**Exercise requirements:**
From the listing below, work out how many lines contain "this". Reply with that number only.

**Figure scripts:**
*****

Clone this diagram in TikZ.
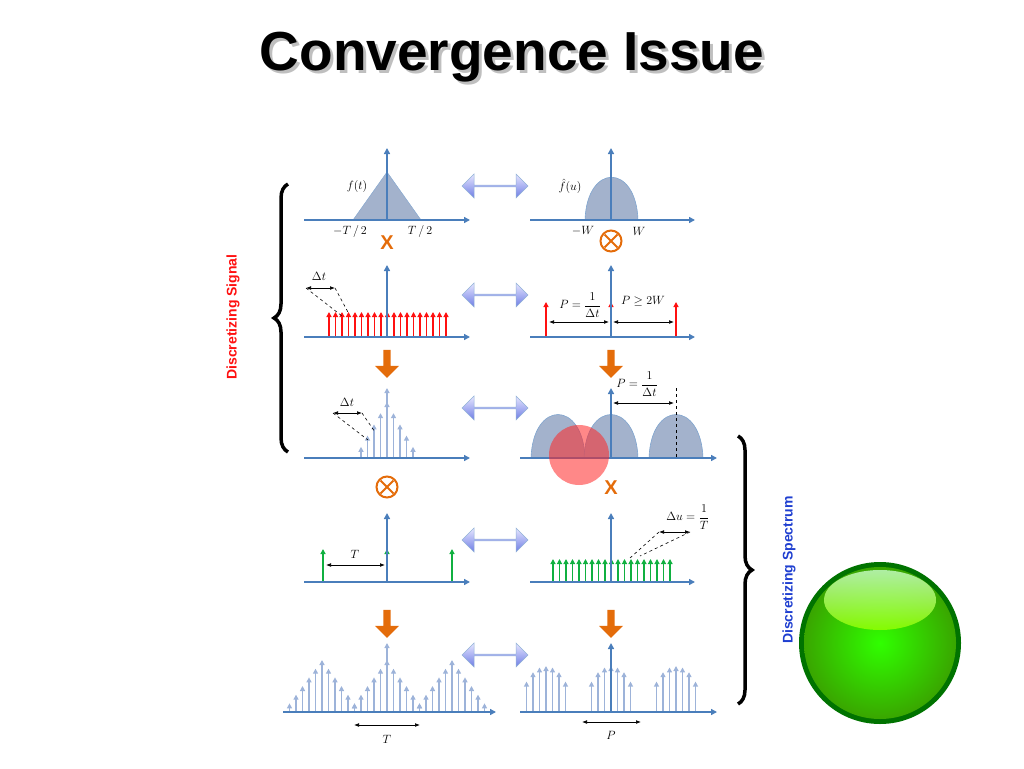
\documentclass[tikz,border=0pt]{standalone}
\usepackage{fontspec}
\setmainfont{Liberation Sans}
\usepackage{amsmath,amssymb}
\usetikzlibrary{arrows.meta,shapes.arrows,calc,decorations.pathreplacing}
\definecolor{ax}{HTML}{4A7EBB}
\definecolor{fl}{HTML}{A3B2CC}
\definecolor{lt}{HTML}{9DB3D9}
\definecolor{rd}{HTML}{FF1010}
\definecolor{gr}{HTML}{10B040}
\definecolor{org}{HTML}{E46C0A}
\definecolor{bl}{HTML}{1F3FD0}
\tikzset{
 axis/.style={ax,line width=1.5pt,-{Triangle[length=6pt,width=6pt]}},
 dom/.style={fill=fl,draw=ax!70,line width=0.6pt},
 rs/.style={rd,line width=1.3pt,-{Triangle[length=5pt,width=5pt]}},
 gs/.style={gr,line width=1.3pt,-{Triangle[length=5pt,width=5pt]}},
 ls/.style={lt,line width=1.3pt,-{Triangle[length=5pt,width=5pt]}},
 dim/.style={black,line width=0.7pt,{Latex[length=5pt]}-{Latex[length=5pt]}},
 dsh/.style={black,dashed,line width=0.6pt},
 lab/.style={font=\fontsize{12}{14}\selectfont},
 dbl/.style={double arrow,draw=ax!60,top color=blue!10,bottom color=blue!30!lt,minimum width=24pt,minimum height=66pt,double arrow head extend=3pt,inner sep=0pt,line width=0.5pt},
 dn/.style={single arrow,fill=org,minimum width=24pt,minimum height=28pt,single arrow head extend=5pt,shape border rotate=270,inner sep=2pt},
 ox/.style={org,font=\bfseries\fontsize{20}{20}\selectfont},
 ot/.style={circle,draw=org,line width=2pt,minimum size=21pt,inner sep=0pt,path picture={\draw[org,line width=2pt] ($(path picture bounding box.north west)+(4pt,-4pt)$)--($(path picture bounding box.south east)+(-4pt,4pt)$);\draw[org,line width=2pt] ($(path picture bounding box.north east)+(-4pt,-4pt)$)--($(path picture bounding box.south west)+(4pt,4pt)$);}},
 brc/.style={decorate,decoration={brace,amplitude=14pt},line width=3.5pt}
}
\begin{document}
\begin{tikzpicture}[x=1pt,y=-1pt]
\useasboundingbox (0,0) rectangle (1024,768);
% title
\node[font=\bfseries\fontsize{55}{60}\selectfont,text=gray!50] (titleshadow) at (515,60) {Convergence Issue};
\node[font=\bfseries\fontsize{55}{60}\selectfont] (title) at (512,57) {Convergence Issue};
% ---- row 1
\fill[fl,draw=ax!70] (353,220)--(387,172)--(421,220)--cycle;
\draw[axis] (304,220)--(470,220);
\draw[axis] (387,220)--(387,148);
\node[lab] at (357,186) {$f(t)$};
\node[lab] at (350,231) {$-T\,/\,2$};
\node[lab] at (420,231) {$T\,/\,2$};
\node[ox] at (387,243) {X};
\draw[dom] (585,220) .. controls (587,163) and (636,163) .. (638,220);
\draw[axis] (530,220)--(695,220);
\draw[axis] (611,220)--(611,148);
\node[lab] at (570,186) {$\hat f(u)$};
\node[lab] at (583,231) {$-W$};
\node[lab] at (639,231) {$W$};
\node[ot] at (611,241) {};
% ---- row 2
\foreach \i in {0,...,18}{\draw[rs] (329+6.5*\i,337)--(329+6.5*\i,312);}
\draw[axis] (304,337)--(470,337);
\draw[axis] (387,337)--(387,265);
\draw[dim] (306,288)--(335,288);
\node[lab] at (319,276) {$\Delta t$};
\draw[dsh] (306,288)--(342,316);
\draw[dsh] (335,288)--(349,314);
\foreach \x in {546,611,676}{\draw[rs] (\x,337)--(\x,302);}
\draw[axis] (530,337)--(695,337);
\draw[axis] (611,337)--(611,265);
\draw[dim] (549,322)--(609,322);
\draw[dim] (613,322)--(674,322);
\node[lab] at (580,305) {$P=\dfrac{1}{\Delta t}$};
\node[lab] at (643,301) {$P\geq 2W$};
% ---- row 3
\foreach \i in {-4,...,4}{\pgfmathsetmacro\h{56*(1-abs(\i)/5)}\draw[ls] (387+6.5*\i,458)--(387+6.5*\i,458-\h);}
\draw[ls] (387,458)--(387,388);
\draw[axis] (304,458)--(470,458);
\draw[dim] (333,413)--(362,413);
\node[lab] at (347,402) {$\Delta t$};
\draw[dsh] (333,413)--(368,440);
\draw[dsh] (362,413)--(375,432);
\foreach \c in {558,611,676}{\draw[dom] (\c-27,458) .. controls (\c-25,400) and (\c+25,400) .. (\c+27,458);}
\draw[axis] (520,458)--(717,458);
\draw[axis] (611,458)--(611,388);
\draw[dsh] (676,388)--(676,458);
\draw[dim] (613,403)--(674,403);
\node[lab] at (637,384) {$P=\dfrac{1}{\Delta t}$};
\fill[red!85!white,opacity=0.55] (579,455) circle (30);
\node[ot] at (387,487) {};
\node[ox] at (611,488) {X};
% ---- row 4
\foreach \x in {323,387,452}{\draw[gs] (\x,582)--(\x,549);}
\draw[axis] (304,582)--(470,582);
\draw[axis] (387,582)--(387,513);
\draw[dim] (326,565)--(385,565);
\node[lab] at (355,554) {$T$};
\foreach \i in {0,...,18}{\draw[gs] (553+6.5*\i,582)--(553+6.5*\i,559);}
\draw[axis] (530,582)--(695,582);
\draw[axis] (611,582)--(611,513);
\draw[dim] (659,532)--(690,532);
\node[lab] at (688,517) {$\Delta u=\dfrac{1}{T}$};
\draw[dsh] (659,532)--(630,558);
\draw[dsh] (690,532)--(640,556);
% ---- row 5
\foreach \c in {322,387,452}{\foreach \i in {-5,...,5}{\pgfmathsetmacro\h{52*(1-abs(\i)/6)}\draw[ls] (\c+6.5*\i,712)--(\c+6.5*\i,712-\h);}}
\draw[ls] (387,712)--(387,643);
\draw[axis] (283,712)--(496,712);
\draw[dim] (354,725)--(420,725);
\node[lab] at (387,739) {$T$};
\foreach \c in {546,611,676}{\foreach \i in {-3,...,3}{\pgfmathsetmacro\h{46*sqrt(1-(\i/4)^2)}\draw[ls] (\c+6.5*\i,712)--(\c+6.5*\i,712-\h);}}
\draw[axis] (611,712)--(611,643);
\draw[axis] (520,712)--(717,712);
\draw[dim] (582,722)--(641,722);
\node[lab] at (611,735) {$P$};
% ---- transform arrows
\foreach \y in {186,295,408,540,655}{\node[dbl] at (495,\y) {};}
\foreach \x/\y in {387/362,611/362,387/622,611/622}{\node[dn] at (\x,\y) {};}
% ---- braces
\draw[brc] (288,452)--(288,184);
\node[rotate=90,text=rd,font=\bfseries\fontsize{14}{14}\selectfont] at (233,317) {Discretizing Signal};
\draw[brc] (738,436)--(738,704);
\node[rotate=90,text=bl,font=\bfseries\fontsize{14}{14}\selectfont] at (789,570) {Discretizing Spectrum};
% ---- green ball
\fill[green!45!black] (880,643) circle (81);
\shade[inner color=green!75!lime,outer color=green!50!black!70!lime] (880,643) circle (76);
\shade[top color=white!80!green,bottom color=lime!80!green,opacity=0.8] (880,600) ellipse (56 and 30);
\end{tikzpicture}
\end{document}
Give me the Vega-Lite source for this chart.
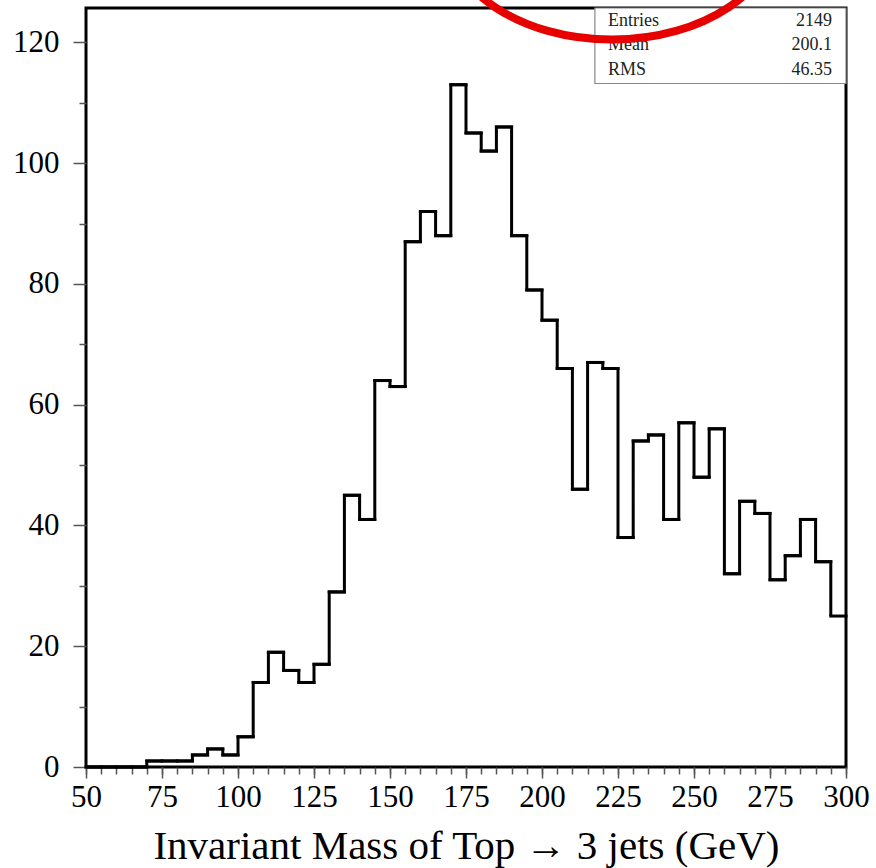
{
  "$schema": "https://vega.github.io/schema/vega-lite/v6.json",
  "autosize": "none",
  "width": 760,
  "height": 759,
  "padding": {"left": 86, "top": 8, "right": 30, "bottom": 101},
  "background": "white",
  "config": {
    "view": {"stroke": "black", "strokeWidth": 3},
    "font": "Liberation Serif"
  },
  "resolve": {"axis": {"x": "independent"}},
  "datasets": {
    "hist": [
      {"lo": 50, "hi": 55, "count": 0},
      {"lo": 55, "hi": 60, "count": 0},
      {"lo": 60, "hi": 65, "count": 0},
      {"lo": 65, "hi": 70, "count": 0},
      {"lo": 70, "hi": 75, "count": 1},
      {"lo": 75, "hi": 80, "count": 1},
      {"lo": 80, "hi": 85, "count": 1},
      {"lo": 85, "hi": 90, "count": 2},
      {"lo": 90, "hi": 95, "count": 3},
      {"lo": 95, "hi": 100, "count": 2},
      {"lo": 100, "hi": 105, "count": 5},
      {"lo": 105, "hi": 110, "count": 14},
      {"lo": 110, "hi": 115, "count": 19},
      {"lo": 115, "hi": 120, "count": 16},
      {"lo": 120, "hi": 125, "count": 14},
      {"lo": 125, "hi": 130, "count": 17},
      {"lo": 130, "hi": 135, "count": 29},
      {"lo": 135, "hi": 140, "count": 45},
      {"lo": 140, "hi": 145, "count": 41},
      {"lo": 145, "hi": 150, "count": 64},
      {"lo": 150, "hi": 155, "count": 63},
      {"lo": 155, "hi": 160, "count": 87},
      {"lo": 160, "hi": 165, "count": 92},
      {"lo": 165, "hi": 170, "count": 88},
      {"lo": 170, "hi": 175, "count": 113},
      {"lo": 175, "hi": 180, "count": 105},
      {"lo": 180, "hi": 185, "count": 102},
      {"lo": 185, "hi": 190, "count": 106},
      {"lo": 190, "hi": 195, "count": 88},
      {"lo": 195, "hi": 200, "count": 79},
      {"lo": 200, "hi": 205, "count": 74},
      {"lo": 205, "hi": 210, "count": 66},
      {"lo": 210, "hi": 215, "count": 46},
      {"lo": 215, "hi": 220, "count": 67},
      {"lo": 220, "hi": 225, "count": 66},
      {"lo": 225, "hi": 230, "count": 38},
      {"lo": 230, "hi": 235, "count": 54},
      {"lo": 235, "hi": 240, "count": 55},
      {"lo": 240, "hi": 245, "count": 41},
      {"lo": 245, "hi": 250, "count": 57},
      {"lo": 250, "hi": 255, "count": 48},
      {"lo": 255, "hi": 260, "count": 56},
      {"lo": 260, "hi": 265, "count": 32},
      {"lo": 265, "hi": 270, "count": 44},
      {"lo": 270, "hi": 275, "count": 42},
      {"lo": 275, "hi": 280, "count": 31},
      {"lo": 280, "hi": 285, "count": 35},
      {"lo": 285, "hi": 290, "count": 41},
      {"lo": 290, "hi": 295, "count": 34},
      {"lo": 295, "hi": 300, "count": 25}
    ],
    "stats": [
      {"label": "Entries", "value": "2149"},
      {"label": "Mean", "value": "200.1"},
      {"label": "RMS", "value": "46.35"}
    ]
  },
  "layer": [
    {
      "data": {"name": "hist"},
      "mark": {"type": "line", "interpolate": "step-after", "stroke": "black", "strokeWidth": 3, "strokeJoin": "miter"},
      "encoding": {
        "x": {
          "field": "lo", "type": "quantitative",
          "scale": {"domain": [50, 300], "nice": false, "zero": false},
          "axis": {
            "orient": "bottom",
            "values": [50, 75, 100, 125, 150, 175, 200, 225, 250, 275, 300],
            "domain": false,
            "grid": false,
            "tickColor": "#555",
            "tickWidth": 1.5,
            "tickSize": 11,
            "labelPadding": 4,
            "labelFont": "Liberation Serif",
            "labelFontSize": 31,
            "labelColor": "black",
            "labelFlush": false,
            "labelOverlap": false,
            "title": "Invariant Mass of Top → 3 jets (GeV)",
            "titleFont": "Liberation Serif",
            "titleFontSize": 41,
            "titleFontWeight": "normal",
            "titleColor": "black",
            "titlePadding": 14
          }
        },
        "y": {
          "field": "count", "type": "quantitative",
          "scale": {"domain": [0, 125.7], "nice": false},
          "axis": {
            "values": [0,5,10,15,20,25,30,35,40,45,50,55,60,65,70,75,80,85,90,95,100,105,110,115,120,125],
            "labelExpr": "datum.value % 20 === 0 ? datum.label : ''",
            "domain": false,
            "grid": false,
            "tickColor": "#555",
            "tickWidth": 1.5,
            "tickSize": {"condition": {"test": "datum.value % 20 === 0", "value": 13}, "value": 7},
            "labelPadding": 14,
            "labelFont": "Liberation Serif",
            "labelFontSize": 31,
            "labelColor": "black",
            "labelFlush": false,
            "labelOverlap": false,
            "title": null
          }
        }
      }
    },
    {
      "data": {"name": "hist"},
      "mark": {"type": "rule", "stroke": "black", "strokeWidth": 3, "strokeCap": "square"},
      "encoding": {
        "x": {
          "field": "lo", "type": "quantitative",
          "axis": {
            "orient": "bottom",
            "values": [50,55,60,65,70,75,80,85,90,95,100,105,110,115,120,125,130,135,140,145,150,155,160,165,170,175,180,185,190,195,200,205,210,215,220,225,230,235,240,245,250,255,260,265,270,275,280,285,290,295,300],
            "labels": false,
            "domain": false,
            "grid": false,
            "tickColor": "#555",
            "tickWidth": 1.5,
            "tickSize": 7,
            "title": null
          }
        },
        "x2": {"field": "hi"},
        "y": {"field": "count", "type": "quantitative"}
      }
    },
    {
      "data": {"values": [{}]},
      "mark": {"type": "rect", "fill": "white", "stroke": "#888", "strokeWidth": 1.2},
      "encoding": {
        "x": {"datum": 217.4, "type": "quantitative", "axis": null},
        "x2": {"datum": 300},
        "y": {"datum": 125.7, "type": "quantitative"},
        "y2": {"datum": 113.2}
      }
    },
    {
      "data": {"name": "stats"},
      "transform": [{"filter": "datum.label === 'Entries'"}],
      "layer": [
        {"mark": {"type": "text", "align": "left", "baseline": "middle", "font": "Liberation Serif", "fontSize": 18, "color": "#222"},
         "encoding": {"x": {"datum": 221.7, "type": "quantitative", "axis": null}, "y": {"datum": 123.6, "type": "quantitative"}, "text": {"field": "label"}}},
        {"mark": {"type": "text", "align": "right", "baseline": "middle", "font": "Liberation Serif", "fontSize": 18, "color": "#222"},
         "encoding": {"x": {"datum": 295.4, "type": "quantitative", "axis": null}, "y": {"datum": 123.6, "type": "quantitative"}, "text": {"field": "value"}}}
      ]
    },
    {
      "data": {"name": "stats"},
      "transform": [{"filter": "datum.label === 'Mean'"}],
      "layer": [
        {"mark": {"type": "text", "align": "left", "baseline": "middle", "font": "Liberation Serif", "fontSize": 18, "color": "#222"},
         "encoding": {"x": {"datum": 221.7, "type": "quantitative", "axis": null}, "y": {"datum": 119.5, "type": "quantitative"}, "text": {"field": "label"}}},
        {"mark": {"type": "text", "align": "right", "baseline": "middle", "font": "Liberation Serif", "fontSize": 18, "color": "#222"},
         "encoding": {"x": {"datum": 295.4, "type": "quantitative", "axis": null}, "y": {"datum": 119.5, "type": "quantitative"}, "text": {"field": "value"}}}
      ]
    },
    {
      "data": {"name": "stats"},
      "transform": [{"filter": "datum.label === 'RMS'"}],
      "layer": [
        {"mark": {"type": "text", "align": "left", "baseline": "middle", "font": "Liberation Serif", "fontSize": 18, "color": "#222"},
         "encoding": {"x": {"datum": 221.7, "type": "quantitative", "axis": null}, "y": {"datum": 115.5, "type": "quantitative"}, "text": {"field": "label"}}},
        {"mark": {"type": "text", "align": "right", "baseline": "middle", "font": "Liberation Serif", "fontSize": 18, "color": "#222"},
         "encoding": {"x": {"datum": 295.4, "type": "quantitative", "axis": null}, "y": {"datum": 115.5, "type": "quantitative"}, "text": {"field": "value"}}}
      ]
    },
    {
      "data": {"values": [{}]},
      "mark": {"type": "point", "filled": false, "stroke": "#e60000", "strokeWidth": 8, "opacity": 1,
               "shape": "M -1 0 A 1 0.667 0 1 0 1 0 A 1 0.667 0 1 0 -1 0 Z", "size": 108900},
      "encoding": {
        "x": {"datum": 223, "type": "quantitative", "axis": null},
        "y": {"datum": 138.7, "type": "quantitative"}
      }
    }
  ]
}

*****

**The reply:**
2